Thread (65 messages) 65 messages, 7 authors, 2018-10-16

Re: We should add a "git gc --auto" after "git clone" due to commit graph

From: Derrick Stolee <hidden>
Date: 2018-10-08 18:29:50

On 10/8/2018 2:10 PM, SZEDER Gábor wrote:
On Mon, Oct 08, 2018 at 12:57:34PM -0400, Derrick Stolee wrote:
quoted
Nice! These numbers make sense to me, in terms of how many TREESAME queries
we actually need to perform for such a query.
Yeah...  because you didn't notice that I deliberately cheated :)

As it turned out, it's not just about the number of diff queries that
we can spare, but, for the speedup _ratio_, it's more about how
expensive those diff queries are.

git.git has a rather flat hierarchy, and 't/' is the 372th entry in
the current root tree object, while 'valgrind/' is the 923th entry,
and the diff machinery spends considerable time wading through the
previous entries.  Notice the "carefully chosen path" remark in my
previous email; I think this particular path has the highest number of
preceeding tree entries, and, in addition, 't/' changes rather
frequently, so the diff machinery often has to scan two relatively big
tree objects.  Had I chosen 'Documentation/RelNotes/1.5.0.1.txt'
instead, i.e. another path two directories deep, but whose leading
path components are both near the beginning of the tree objects, the
speedup would be much less impressive: 0.282s vs. 0.049s, i.e. "only"
~5.7x instead of ~24.8x.
This is expected. The performance ratio is better when the path is any 
of the following:

1. A very deep path (need to walk multiple trees to answer TREESAME)
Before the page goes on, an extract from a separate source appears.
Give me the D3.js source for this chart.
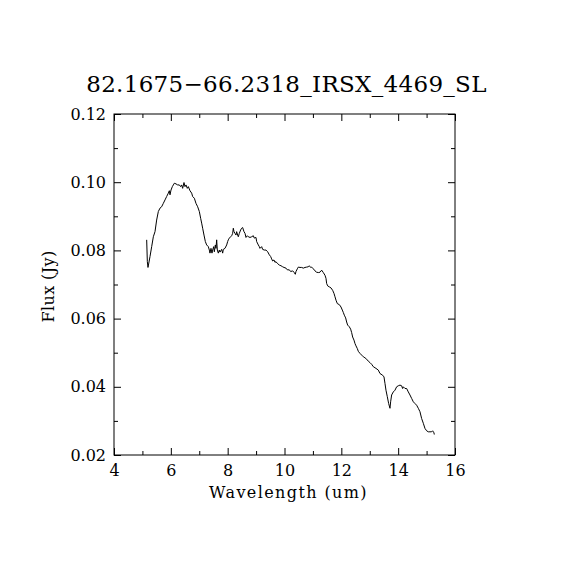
<!DOCTYPE html>
<html>
<head>
<meta charset="utf-8">
<script src="https://cdn.jsdelivr.net/npm/d3@7"></script>
<style>
  body { margin: 0; background: #fff; }
  text { font-family: "DejaVu Serif", serif; fill: #000; }
</style>
</head>
<body>
<script>
// spectrum
const wavelength = [
  5.150, 5.173, 5.196, 5.267, 5.326, 5.384, 5.443, 5.501, 5.560, 5.619,
  5.677, 5.736, 5.795, 5.853, 5.912, 5.947, 5.971, 6.006, 6.053, 6.088,
  6.123, 6.182, 6.240, 6.299, 6.346, 6.381, 6.416, 6.463, 6.498, 6.534,
  6.580, 6.616, 6.674, 6.733, 6.768, 6.827, 6.885, 6.944, 7.003, 7.050,
  7.085, 7.120, 7.167, 7.214, 7.261, 7.319, 7.355, 7.378, 7.413, 7.448,
  7.472, 7.507, 7.531, 7.566, 7.589, 7.613, 7.636, 7.671, 7.706, 7.730,
  7.789, 7.824, 7.847, 7.906, 7.965, 8.000, 8.023, 8.058, 8.105, 8.140,
  8.176, 8.199, 8.223, 8.258, 8.293, 8.316, 8.352, 8.375, 8.410, 8.457,
  8.492, 8.528, 8.574, 8.610, 8.645, 8.692, 8.727, 8.786, 8.844, 8.903,
  8.938, 8.997, 9.020, 9.079, 9.114, 9.137, 9.196, 9.231, 9.290, 9.349,
  9.407, 9.466, 9.513, 9.548, 9.583, 9.630, 9.665, 9.700, 9.747, 9.818,
  9.876, 9.935, 9.982, 10.052, 10.099, 10.170, 10.217, 10.287, 10.334, 10.381,
  10.404, 10.451, 10.486, 10.545, 10.604, 10.662, 10.721, 10.780, 10.838, 10.873,
  10.920, 10.956, 11.014, 11.073, 11.131, 11.190, 11.249, 11.308, 11.366, 11.425,
  11.460, 11.483, 11.519, 11.577, 11.636, 11.694, 11.741, 11.777, 11.812, 11.859,
  11.929, 11.988, 12.035, 12.070, 12.105, 12.152, 12.187, 12.222, 12.281, 12.328,
  12.363, 12.398, 12.445, 12.480, 12.516, 12.563, 12.598, 12.656, 12.715, 12.774,
  12.832, 12.891, 12.950, 13.008, 13.067, 13.125, 13.219, 13.301, 13.360, 13.454,
  13.501, 13.536, 13.571, 13.618, 13.665, 13.712, 13.735, 13.770, 13.829, 13.888,
  13.946, 14.005, 14.064, 14.122, 14.157, 14.181, 14.240, 14.298, 14.357, 14.415,
  14.474, 14.533, 14.591, 14.650, 14.709, 14.767, 14.826, 14.885, 14.943, 15.002,
  15.060, 15.119, 15.177, 15.213, 15.260, 15.271
];
const flux = [
  0.0831, 0.0767, 0.0750, 0.0782, 0.0811, 0.0840, 0.0855, 0.0889, 0.0914, 0.0924,
  0.0928, 0.0938, 0.0948, 0.0958, 0.0968, 0.0975, 0.0963, 0.0977, 0.0987, 0.0992,
  0.0997, 0.0995, 0.0992, 0.0992, 0.0987, 0.0992, 0.0982, 0.0999, 0.0987, 0.0992,
  0.0982, 0.0987, 0.0975, 0.0968, 0.0958, 0.0953, 0.0938, 0.0928, 0.0914, 0.0894,
  0.0880, 0.0865, 0.0845, 0.0826, 0.0816, 0.0811, 0.0801, 0.0792, 0.0806, 0.0792,
  0.0801, 0.0811, 0.0796, 0.0816, 0.0806, 0.0831, 0.0801, 0.0792, 0.0801, 0.0795,
  0.0803, 0.0792, 0.0803, 0.0806, 0.0816, 0.0826, 0.0831, 0.0836, 0.0840, 0.0843,
  0.0850, 0.0865, 0.0855, 0.0850, 0.0845, 0.0855, 0.0845, 0.0840, 0.0850, 0.0860,
  0.0865, 0.0867, 0.0855, 0.0850, 0.0838, 0.0843, 0.0840, 0.0838, 0.0840, 0.0843,
  0.0836, 0.0838, 0.0826, 0.0816, 0.0811, 0.0806, 0.0811, 0.0803, 0.0801, 0.0801,
  0.0796, 0.0787, 0.0782, 0.0775, 0.0769, 0.0772, 0.0765, 0.0767, 0.0762, 0.0757,
  0.0755, 0.0752, 0.0750, 0.0748, 0.0743, 0.0743, 0.0738, 0.0740, 0.0736, 0.0730,
  0.0738, 0.0746, 0.0751, 0.0750, 0.0750, 0.0748, 0.0750, 0.0751, 0.0752, 0.0755,
  0.0750, 0.0751, 0.0746, 0.0740, 0.0736, 0.0735, 0.0736, 0.0742, 0.0735, 0.0727,
  0.0718, 0.0703, 0.0696, 0.0693, 0.0690, 0.0683, 0.0674, 0.0664, 0.0654, 0.0644,
  0.0641, 0.0634, 0.0625, 0.0618, 0.0610, 0.0602, 0.0590, 0.0581, 0.0576, 0.0569,
  0.0559, 0.0546, 0.0537, 0.0527, 0.0520, 0.0512, 0.0504, 0.0498, 0.0493, 0.0488,
  0.0485, 0.0481, 0.0475, 0.0471, 0.0466, 0.0459, 0.0454, 0.0449, 0.0439, 0.0434,
  0.0429, 0.0410, 0.0390, 0.0371, 0.0351, 0.0337, 0.0356, 0.0376, 0.0385, 0.0390,
  0.0400, 0.0403, 0.0405, 0.0403, 0.0395, 0.0400, 0.0395, 0.0395, 0.0385, 0.0376,
  0.0366, 0.0356, 0.0351, 0.0346, 0.0337, 0.0327, 0.0307, 0.0293, 0.0278, 0.0271,
  0.0268, 0.0268, 0.0268, 0.0271, 0.0265, 0.0260
];

const xTicks = [4, 6, 8, 10, 12, 14, 16];
const xMinor = [5, 7, 9, 11, 13, 15];
const yTicks = [0.02, 0.04, 0.06, 0.08, 0.10, 0.12];
const yMinor = [0.03, 0.05, 0.07, 0.09, 0.11];

const title = "82.1675\u221266.2318_IRSX_4469_SL";
const xLabel = "Wavelength (um)";
const yLabel = "Flux (Jy)";

var W = 570, H = 570;
var m = {left: 114, right: 115, top: 114, bottom: 115};
var pw = W - m.left - m.right, ph = H - m.top - m.bottom;

var svg = d3.select("body").append("svg").attr("width", W).attr("height", H);
var g = svg.append("g").attr("transform", "translate(" + m.left + "," + m.top + ")");

var x = d3.scaleLinear().domain([4, 16]).range([0, pw]);
var y = d3.scaleLinear().domain([0.02, 0.12]).range([ph, 0]);

// major + minor ticks on all four sides, pointing inward
function ticks(axisFn, scale, vals, size, labels, pad, tr) {
  var a = axisFn(scale).tickValues(vals).tickSize(-size).tickPadding(pad);
  if (labels) a.tickFormat(labels); else a.tickFormat("");
  var s = g.append("g").attr("transform", tr).call(a);
  s.select(".domain").remove();
  s.selectAll("line").attr("stroke", "#000");
  s.selectAll("text").style("font-size", "16px").attr("fill", "#000");
  return s;
}
ticks(d3.axisBottom, x, xTicks, 7, d3.format("d"), 10, "translate(0," + ph + ")");
ticks(d3.axisBottom, x, xMinor, 4, null, 0, "translate(0," + ph + ")");
ticks(d3.axisTop, x, xTicks, 7, null, 0, "translate(0,0)");
ticks(d3.axisTop, x, xMinor, 4, null, 0, "translate(0,0)");
ticks(d3.axisLeft, y, yTicks, 7, d3.format(".2f"), 8, "translate(0,0)");
ticks(d3.axisLeft, y, yMinor, 4, null, 0, "translate(0,0)");
ticks(d3.axisRight, y, yTicks, 7, null, 0, "translate(" + pw + ",0)");
ticks(d3.axisRight, y, yMinor, 4, null, 0, "translate(" + pw + ",0)");

g.append("rect").attr("width", pw).attr("height", ph)
  .attr("fill", "none").attr("stroke", "#000").attr("stroke-width", 1);

var line = d3.line()
  .x(function (d, i) { return x(wavelength[i]); })
  .y(function (d) { return y(d); });

g.append("path").datum(flux)
  .attr("d", line)
  .attr("fill", "none")
  .attr("stroke", "#000")
  .attr("stroke-width", 1);

svg.append("text").attr("x", m.left + pw / 2 + 2).attr("y", 92)
  .attr("text-anchor", "middle").style("font-size", "23px")
  .style("letter-spacing", "0.3px").text(title);

svg.append("text").attr("x", m.left + pw / 2 + 4).attr("y", 498)
  .attr("text-anchor", "middle").style("font-size", "16px")
  .style("letter-spacing", "1.4px").text(xLabel);

svg.append("text").attr("transform", "translate(54," + (m.top + ph / 2 + 2) + ") rotate(-90)")
  .attr("text-anchor", "middle").style("font-size", "16px")
  .style("letter-spacing", "0.4px").text(yLabel);
</script>
</body>
</html>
2. An entry is late in a very wide tree (need to spend extra time 
parsing tree object)

3. The path doesn't change very often (need to inspect many TREESAME 
pairs before finding enough interesting commits)

4. Some sub-path changes often (so the TREESAME comparison needs to 
parse beyond that sub-path often)

Our standard examples (Git and Linux repos) don't have many paths that 
have these properties. But: they do exist. In other projects, this is 
actually typical. Think about Java projects that frequently have ~5 
levels of folders before actually touching a code file.

When I was implementing the Bloom filter feature for Azure Repos, I ran 
performance tests on the Linux repo using a random sampling of paths. 
The typical speedup was 5x while some outliers were in the 25x range.
quoted
quoted
But I'm afraid it will take a while until I get around to turn it into
something presentable...
Do you have the code pushed somewhere public where one could take a look? I
Do you have the code pushed somewhere public where one could take a
look? I could provide some early feedback.
Nah, definitely not...  I know full well how embarassingly broken this
implementation is, I don't need others to tell me that ;)
There are two questions that I was hoping to answer by looking at your code:

1. How do you store your Bloom filter? Is it connected to the 
commit-graph and split on a commit-by-commit basis (storing "$path" as a 
key), or is it one huge Bloom filter (storing "$commitid:$path" as key)?

2. Where does your Bloom filter check plug into the TREESAME logic? I 
haven't investigated this part, but hopefully it isn't too complicated.